The trick of perception
First, there is the simple but powerful trick of perception. Our brains are brilliant pattern-makers, but they are not infallible. In low light, reflections soften and edges blur. The mind begins to “fill in” gaps, sometimes inventing shapes or faces where none exist. Psychologists call this pareidolia—the same phenomenon that lets us see faces in clouds or figures in marble veining. In a mirror, especially an old one with foxing or age spots, this effect is amplified. The glass itself becomes a canvas for suggestion.

Prolonged staring
Then comes the uncanny effect of prolonged staring. Try this, if you dare: look at your own reflection in dim light for several minutes without breaking eye contact. Many people experience what researchers refer to as the strange-face illusion. Features begin to distort. The face may appear to morph, age, or transform into someone entirely unfamiliar. It is not a ghost, of course, but the brain momentarily losing its grip on stable visual processing. Still, in the right mood, it can feel profoundly otherworldly.

History whispering
There is also history whispering in the background. Mirrors were once rare, expensive, and slightly mysterious objects. Before modern manufacturing, their surfaces were imperfect, their reflections dimmer, almost liquid. It is easy to see how they earned a reputation as liminal objects, sitting somewhere between reality and illusion. Folklore across Europe suggested covering mirrors after a death, lest the soul become trapped within. In literature, from Through the Looking-Glass onward, mirrors are not just reflective but transformative—gateways rather than glass.

And there is "us"
And then, perhaps most compellingly, there is us. A mirror confronts us with ourselves, but never quite entirely. There is always a slight delay, a subtle separation between observer and observed. That tiny gap is enough for the imagination to slip through. In moments of fatigue, grief, or heightened emotion, the mind is more willing to project, to interpret, to believe.

Antique foxed mirrors
Antique mirrors, especially, carry an added layer of intrigue. Their foxed surfaces, their softly deteriorated silvering, their histories unknown. One might say they have “seen” things, though of course what they truly hold is time, not memory.

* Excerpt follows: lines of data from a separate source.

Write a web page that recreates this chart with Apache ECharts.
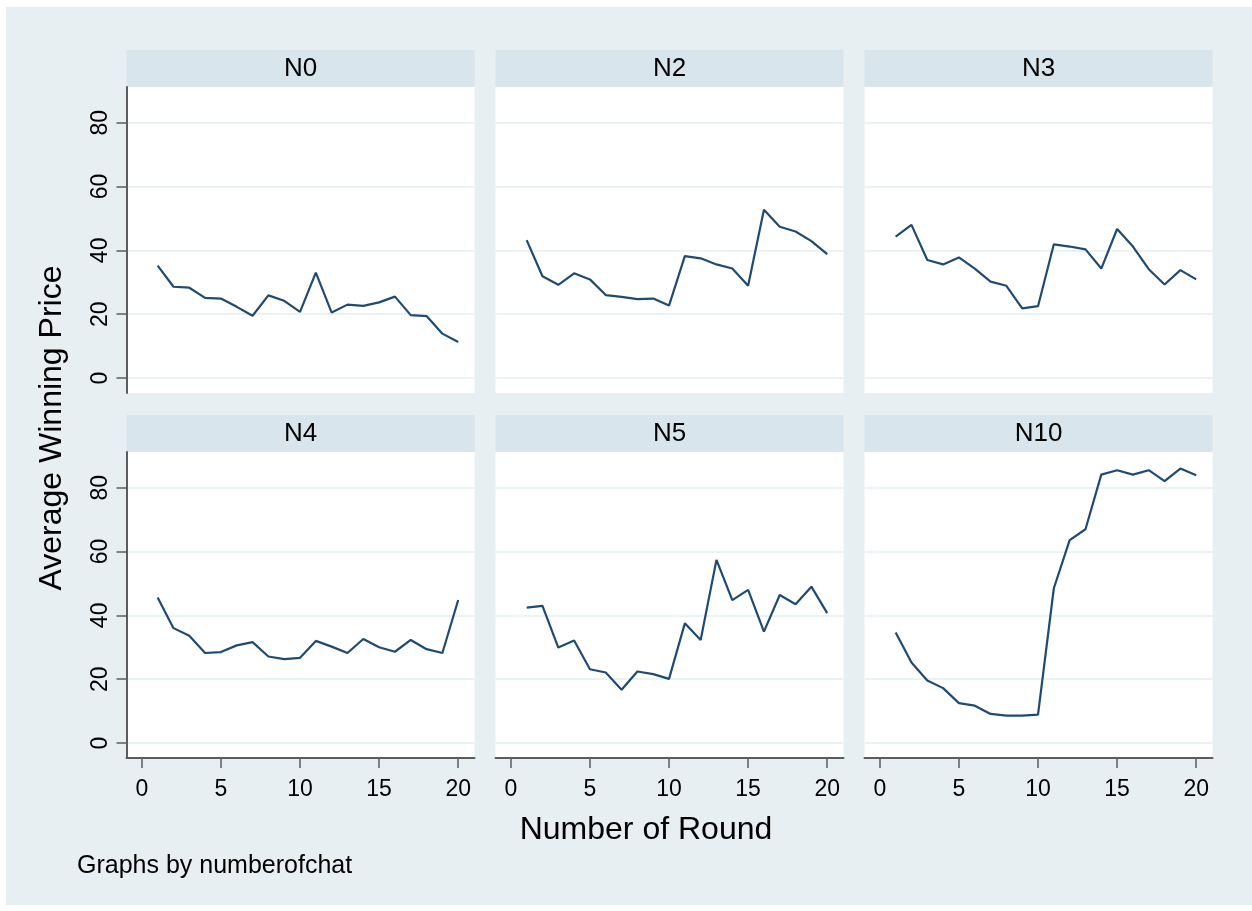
<!DOCTYPE html>
<html><head><meta charset="utf-8">
<script src="https://cdn.jsdelivr.net/npm/echarts@6/dist/echarts.min.js"></script>
<style>html,body{margin:0;padding:0;background:#fff;}#c{width:1252px;height:911px;}</style>
</head><body><div id="c"></div>
<script>
const rounds = [1,2,3,4,5,6,7,8,9,10,11,12,13,14,15,16,17,18,19,20];
const panelNames = ["N0","N2","N3","N4","N5","N10"];
const N0  = [35.2,28.6,28.3,25.1,24.9,22.3,19.5,25.9,24.2,20.7,33.0,20.5,23.0,22.6,23.7,25.5,19.7,19.4,13.9,11.3];
const N2  = [43.2,31.9,29.2,32.8,30.9,26.0,25.4,24.7,24.9,22.7,38.2,37.5,35.6,34.3,28.9,52.7,47.4,45.9,42.9,38.8];
const N3  = [44.3,48.0,37.0,35.6,37.8,34.3,30.2,28.9,21.8,22.5,41.9,41.2,40.3,34.3,46.7,41.2,34.1,29.3,33.8,30.9];
const N4  = [45.6,36.0,33.6,28.2,28.5,30.6,31.6,27.1,26.3,26.7,32.0,30.2,28.2,32.6,30.0,28.6,32.3,29.4,28.2,44.8];
const N5  = [42.4,43.0,29.9,32.1,23.1,22.1,16.7,22.4,21.6,20.1,37.5,32.3,57.4,44.8,48.0,34.9,46.4,43.5,49.0,40.7];
const N10 = [34.6,25.2,19.6,17.2,12.5,11.7,9.1,8.6,8.6,8.9,48.5,63.6,67.0,84.1,85.5,84.1,85.5,82.1,86.0,83.9];
const seriesValues = [N0,N2,N3,N4,N5,N10];
const xTicks = [0,5,10,15,20];
const yTicks = [0,20,40,60,80];
const yTitle = "Average Winning Price";
const xTitle = "Number of Round";
const note = "Graphs by numberofchat";

const FONT = "'Liberation Sans', Arial, sans-serif";
const BG = "#e8eff2", STRIP = "#d9e5ec", GRIDC = "#eaf2f4", LINE = "#1f4b73", AXC = "#5c5c5c";
const colL = [126.5, 495.5, 864.5], colW = 348;
const rowT = [87, 452], rowH = 306, stripH = 37;

const grids = [], xAxes = [], yAxes = [], series = [], graphics = [];
graphics.push({type:'rect', shape:{x:6,y:7,width:1246,height:898}, style:{fill:BG}, z:-10});
for (let i = 0; i < 6; i++) {
  const r = Math.floor(i/3), c = i%3;
  const bottomRow = r === 1, firstCol = c === 0;
  grids.push({left: colL[c], top: rowT[r], width: colW, height: rowH, show: true, backgroundColor: '#fff', borderWidth: 0});
  xAxes.push({
    type:'value', gridIndex:i, min:-0.97, max:21.03, show: bottomRow,
    axisLine:{show:bottomRow, onZero:false, lineStyle:{color:AXC, width:2}},
    axisTick:{show:bottomRow, length:10, customValues:xTicks, lineStyle:{color:AXC, width:1.5}},
    axisLabel:{show:bottomRow, customValues:xTicks, margin:20, color:'#000', fontSize:23, fontFamily:FONT, showMinLabel:true, showMaxLabel:true},
    splitLine:{show:false}
  });
  yAxes.push({
    type:'value', gridIndex:i, min:-4.7, max:91.2,
    axisLine:{show:firstCol, onZero:false, lineStyle:{color:AXC, width:2}},
    axisTick:{show:firstCol, length:10, customValues:yTicks, lineStyle:{color:AXC, width:1.5}},
    axisLabel:{show:firstCol, customValues:yTicks, rotate:90, margin:14, color:'#000', fontSize:23, fontFamily:FONT},
    splitLine:{show:true, customValues:yTicks, lineStyle:{color:GRIDC, width:2}}
  });
  series.push({
    type:'line', xAxisIndex:i, yAxisIndex:i, showSymbol:false, symbol:'none',
    lineStyle:{color:LINE, width:2.2}, animation:false,
    data: rounds.map((x,k)=>[x, seriesValues[i][k]])
  });
  graphics.push({type:'rect', shape:{x:colL[c], y:rowT[r]-stripH, width:colW, height:stripH}, style:{fill:STRIP}});
  graphics.push({type:'text', x:colL[c]+colW/2, y:rowT[r]-stripH/2, style:{text:panelNames[i], fill:'#000', font:'26px '+FONT, textAlign:'center', textVerticalAlign:'middle'}});
}
graphics.push({type:'text', x:52, y:428, rotation:Math.PI/2, style:{text:yTitle, fill:'#000', font:'32px '+FONT, textAlign:'center', textVerticalAlign:'middle'}});
graphics.push({type:'text', x:646, y:830, style:{text:xTitle, fill:'#000', font:'32px '+FONT, textAlign:'center', textVerticalAlign:'middle'}});
graphics.push({type:'text', x:77, y:866, style:{text:note, fill:'#000', font:'25px '+FONT, textAlign:'left', textVerticalAlign:'middle'}});

const chart = echarts.init(document.getElementById('c'), null, {renderer:'canvas'});
chart.setOption({animation:false, backgroundColor:'#fff', grid:grids, xAxis:xAxes, yAxis:yAxes, series:series, graphic:graphics});
</script></body></html>
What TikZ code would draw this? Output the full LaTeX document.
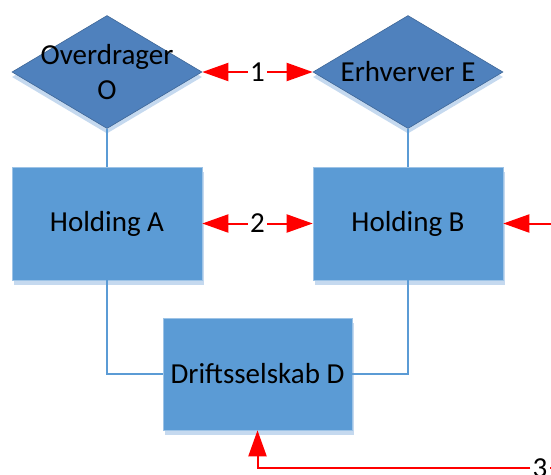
\documentclass[tikz,border=0pt]{standalone}
\usepackage{fontspec}
\setmainfont{Carlito}
\usetikzlibrary{shapes.geometric,shadows,arrows.meta}
\definecolor{rombeblaa}{HTML}{4F81BD}
\definecolor{kasseblaa}{HTML}{5B9BD5}
\definecolor{skygge}{HTML}{C5D9EF}
\tikzset{
	tekst/.style={font=\fontsize{29}{35}\selectfont, text=black},
	rombe/.style={diamond, fill=rombeblaa, draw=rombeblaa!80!black, line width=.6pt, minimum width=190pt, minimum height=113pt, inner sep=0pt, drop shadow={shadow xshift=0pt, shadow yshift=-5pt, fill=skygge, opacity=1}},
	kasse/.style={rectangle, fill=kasseblaa, draw=kasseblaa!60!white, line width=.6pt, minimum width=190pt, minimum height=113pt, inner sep=0pt, tekst, drop shadow={shadow xshift=2pt, shadow yshift=-5pt, fill=skygge, opacity=1}},
	forb/.style={draw=kasseblaa, line width=2.2pt},
	pil/.style={draw=red, line width=2pt, -{Triangle[length=26pt,width=18pt]}},
	dobbeltpil/.style={draw=red, line width=2pt, {Triangle[length=26pt,width=18pt]}-{Triangle[length=26pt,width=18pt]}},
	tal/.style={fill=white, inner sep=2pt, tekst}
}
\begin{document}
\begin{tikzpicture}[x=1pt, y=-1pt]
	\useasboundingbox (0,0) rectangle (551,474) ;
	% ejere
		\node (O)[rombe, label={[tekst, align=center]center:Overdrager\\O}] at (107,72) {} ;
		\node (E)[rombe, label={[tekst]center:Erhverver E}] at (408,72) {} ;
	% selskaber
		\node (A)[kasse] at (107,223.5) {Holding A} ;
		\node (B)[kasse] at (408,223.5) {Holding B} ;
		\node (D)[kasse, minimum width=189pt, minimum height=112pt] at (257.5,374) {Driftsselskab D} ;
	% ejerskab
	\draw[forb] (O) -- (A) ;
	\draw[forb] (E) -- (B) ;
	\draw[forb] (A) |- (D) ;
	\draw[forb] (B) |- (D) ;
	% overdragelser
		\coordinate (ind4) at (580,223.5) ;
		\coordinate (ind3) at (580,468) ;
		\node (n3)[tal] at (540,468) {3} ;
	\draw[dobbeltpil] (O) -- node[tal] (n1) {1} (E) ;
	\draw[dobbeltpil] (A) -- node[tal] (n2) {2} (B) ;
	\draw[pil] (ind4) -- (B) ;
	\draw[draw=red, line width=2pt] (ind3) -- (n3) ;
	\draw[pil] (n3) -| (D) ;
\end{tikzpicture}
\end{document}
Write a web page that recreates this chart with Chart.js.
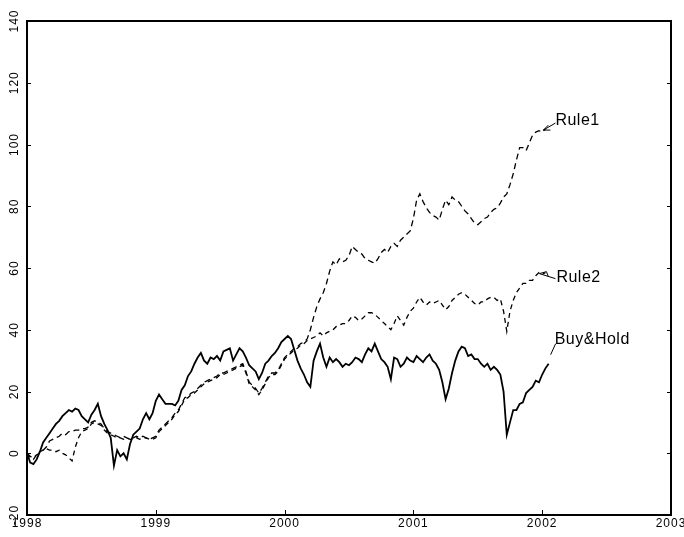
<!DOCTYPE html>
<html>
<head>
<meta charset="utf-8">
<script src="https://cdn.jsdelivr.net/npm/chart.js@4.4.1/dist/chart.umd.min.js"></script>
<style>
  html, body { margin: 0; padding: 0; background: #fff; }
  #wrap { width: 684px; height: 537px; }
</style>
</head>
<body>
<div id="wrap"><canvas id="chart" width="684" height="537"></canvas></div>
<script>
// sampling: one value every 0.025 year starting Jan 1998
const startYear = 1998;
const stepYears = 0.025;

const xTicks = [1998, 1999, 2000, 2001, 2002, 2003];
const yTicks = [-20, 0, 20, 40, 60, 80, 100, 120, 140];

const seriesNames = ['Buy&Hold', 'Rule1', 'Rule2'];

const buyHold = [
  0, -3, -3.5, -2, 0.5, 3.5, 5, 6.5, 8, 9.5,
  10.5, 12, 13, 14, 13.5, 14.5, 14, 12, 11, 10,
  12.5, 14, 16, 12, 9.5, 7.5, 5, -4, 1, -1,
  0, -2, 3, 6, 7, 8, 11, 13, 11, 13,
  17, 19, 17.5, 16, 16, 16, 15.5, 17, 20.5, 22,
  25, 26.5, 29, 31, 32.5, 30, 29, 31, 30.5, 31.5,
  30, 33, 33.5, 34, 30, 32, 34, 33, 31, 28.5,
  27.5, 26.5, 24, 26, 29, 30, 31.5, 32.5, 34, 36,
  37, 38, 37, 33.5, 30, 27.5, 25.5, 23, 21.5, 30,
  33, 35.5, 31, 28, 31, 29.5, 30.5, 29.5, 28, 29,
  28.5, 29.5, 31, 30.5, 29.5, 32, 34, 33, 35.5, 33,
  30.5, 29.5, 28, 24, 31, 30.5, 28, 29, 31, 30,
  29.5, 31.5, 30.5, 29.5, 31, 32, 30, 29, 27, 23,
  17.5, 21, 26, 30, 33, 34.5, 34, 31.5, 32, 30.5,
  30.5, 29, 28, 29, 27, 28, 27, 25.5, 20, 6,
  10, 14, 14, 16, 16.5, 19.5, 20.5, 21.5, 23.5, 23,
  25.5, 27.5, 29
];

const rule1 = [
  0, -1, -1.5, -0.5, 0, 1, 2, 4, 4.5, 5,
  5.5, 6.5, 6, 7, 7, 7.5, 7.5, 8, 8, 8.5,
  10, 10.5, 10, 9.5, 8, 7, 6.5, 6, 5.5, 5,
  5.5, 5, 4.5, 5, 5.5, 5, 5.5, 5, 4.5, 5,
  5.5, 7.5, 8.5, 9.5, 10.5, 11.5, 13, 14, 16, 18,
  18.5, 19.5, 20, 21, 22, 23, 23.5, 24, 24.5, 25,
  26, 26, 26.5, 27, 27.5, 28, 28.5, 29, 26.5, 23,
  22, 21, 19.5, 21, 23, 25, 26, 26, 27, 29,
  31, 32, 33, 34, 34.5, 35.5, 36, 37, 40, 44,
  47.5, 50, 52, 55, 59, 62, 61, 63, 62, 62.5,
  64, 67, 66, 65, 64.5, 63, 62.5, 62, 61.5, 63,
  65, 66, 65, 67, 68, 67, 69, 70, 71, 72,
  76, 82, 84, 81.5, 79.5, 78, 77, 76.5, 75.5, 79,
  82, 80.5, 83, 82, 81.5, 80, 78.5, 77.5, 76, 74.5,
  74, 75, 76, 76.5, 78, 79, 79.5, 81, 83, 84,
  87, 90.5, 95, 99, 99, 98, 100.5, 103, 104, 104.5,
  104, 105
];

const rule2 = [
  0, -1.5, -2, -0.5, 0.5, 1, 1.5, 1, 1, 0.5,
  1, 0, -0.5, -1.5, -2.5, 2, 5, 7, 7.5, 8,
  9.5, 10, 9.5, 9, 7.5, 6.5, 6, 5.5, 5, 5,
  4.5, 5, 4.5, 4.5, 5, 4.5, 5, 5, 4.5, 4.5,
  5, 7, 8, 9, 10, 11, 12.5, 13.5, 15.5, 17.5,
  18, 19, 19.5, 20.5, 21.5, 22.5, 23, 23.5, 24, 24.5,
  25.5, 25.5, 26, 26.5, 27, 27.5, 28, 28.5, 26, 22.5,
  21.5, 20.5, 19, 20.5, 22.5, 24.5, 25.5, 25.5, 26.5, 28.5,
  30.5, 31.5, 32.5, 33.5, 34, 35, 35.5, 36.5, 37, 37.5,
  38, 39, 38, 39, 39.5, 40, 41, 41.5, 42, 42,
  43, 44.5, 44, 43, 43.5, 44.5, 45.5, 45.5, 45, 44,
  43, 42, 41, 40, 42, 44.5, 43, 41.5, 44, 46,
  47, 49, 50.5, 49, 48, 49, 48.5, 49, 49.5, 48,
  46.5, 47.5, 49.5, 50.5, 51.5, 52, 51.5, 50.5, 49.5, 48.5,
  48, 49, 49, 50, 50.5, 50.5, 49.5, 50, 46, 39.5,
  46, 49.5, 52, 53.5, 55, 55, 56, 56, 57.5, 58.5,
  58, 58.5
];

const toPoints = (values) => values.map((v, i) => ({ x: startYear + i * stepYears, y: v }));

// frame, inward ticks, rotated y labels and the series labels with leaders
const framePlugin = {
  id: 'frame',
  afterDatasetsDraw(chart) {
    const { ctx, chartArea: a, scales } = chart;
    const xs = scales.x, ys = scales.y;
    ctx.save();
    ctx.strokeStyle = '#000';
    ctx.fillStyle = '#000';
    ctx.lineWidth = 2;
    ctx.setLineDash([]);
    ctx.strokeRect(a.left, a.top, a.right - a.left, a.bottom - a.top);

    ctx.lineWidth = 1;
    ctx.beginPath();
    xTicks.forEach(t => {
      const px = Math.round(xs.getPixelForValue(t)) + 0.5;
      ctx.moveTo(px, a.bottom);
      ctx.lineTo(px, a.bottom - 5);
    });
    yTicks.forEach(t => {
      const py = Math.round(ys.getPixelForValue(t)) + 0.5;
      ctx.moveTo(a.left, py);
      ctx.lineTo(a.left + 4, py);
      ctx.moveTo(a.right, py);
      ctx.lineTo(a.right - 4, py);
    });
    ctx.stroke();

    ctx.font = '12px "Liberation Sans", Arial, sans-serif';
    ctx.letterSpacing = '1px';
    ctx.textAlign = 'center';
    ctx.textBaseline = 'alphabetic';
    xTicks.forEach(t => {
      ctx.fillText(String(t), xs.getPixelForValue(t), a.bottom + 12);
    });
    yTicks.forEach(t => {
      ctx.save();
      ctx.translate(a.left - 9, ys.getPixelForValue(t));
      ctx.rotate(-Math.PI / 2);
      ctx.fillText(String(t), 0, 0);
      ctx.restore();
    });

    // series labels
    ctx.font = '16px "Liberation Sans", Arial, sans-serif';
    ctx.letterSpacing = '0.5px';
    ctx.textAlign = 'left';
    ctx.textBaseline = 'middle';
    const ends = chart.data.datasets.map(ds => {
      const p = ds.data[ds.data.length - 1];
      return { x: xs.getPixelForValue(p.x), y: ys.getPixelForValue(p.y) };
    });

    // Buy&Hold
    let e = ends[0];
    ctx.beginPath();
    ctx.moveTo(e.x + 2, e.y - 9);
    ctx.lineTo(e.x + 7, e.y - 20);
    ctx.stroke();
    ctx.fillText(seriesNames[0], e.x + 6, e.y - 24);

    // Rule1
    e = ends[1];
    ctx.beginPath();
    ctx.moveTo(e.x - 2, e.y + 1);
    ctx.lineTo(e.x + 10, e.y - 6);
    ctx.moveTo(e.x - 2, e.y + 1);
    ctx.lineTo(e.x + 3, e.y - 4);
    ctx.moveTo(e.x - 2, e.y + 1);
    ctx.lineTo(e.x + 5, e.y + 1);
    ctx.stroke();
    ctx.fillText(seriesNames[1], e.x + 10, e.y - 8);

    // Rule2
    e = ends[2];
    ctx.beginPath();
    ctx.moveTo(e.x - 6, e.y + 1);
    ctx.lineTo(e.x + 10, e.y + 6);
    ctx.moveTo(e.x - 6, e.y + 1);
    ctx.lineTo(e.x + 1, e.y - 1);
    ctx.lineTo(e.x + 3, e.y + 4);
    ctx.stroke();
    ctx.fillText(seriesNames[2], e.x + 11, e.y + 5);
    ctx.restore();
  }
};

new Chart(document.getElementById('chart').getContext('2d'), {
  type: 'line',
  data: {
    datasets: [
      {
        label: seriesNames[0],
        data: toPoints(buyHold),
        borderColor: '#000',
        borderWidth: 1.8,
        pointRadius: 0,
        tension: 0
      },
      {
        label: seriesNames[1],
        data: toPoints(rule1),
        borderColor: '#000',
        borderWidth: 1.3,
        borderDash: [6, 4],
        pointRadius: 0,
        tension: 0
      },
      {
        label: seriesNames[2],
        data: toPoints(rule2),
        borderColor: '#000',
        borderWidth: 1.3,
        borderDash: [5, 4],
        pointRadius: 0,
        tension: 0
      }
    ]
  },
  options: {
    responsive: false,
    animation: false,
    layout: { padding: { left: 27, top: 21, right: 13, bottom: 22 } },
    plugins: {
      legend: { display: false },
      tooltip: { enabled: false }
    },
    scales: {
      x: { type: 'linear', min: 1998, max: 2003, display: false },
      y: { type: 'linear', min: -20, max: 140, display: false }
    }
  },
  plugins: [framePlugin]
});
</script>
</body>
</html>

Yet that patina, that gentle imperfection, invites storytelling in a way that a flawless modern mirror simply cannot.

So no, mirrors do not reveal ghosts. But they are exquisite stage sets for the theatre of the mind. They blur the line between what is there and what might be, between reflection and suggestion.

And occasionally, just occasionally, they make us wonder whether we are the only ones looking back.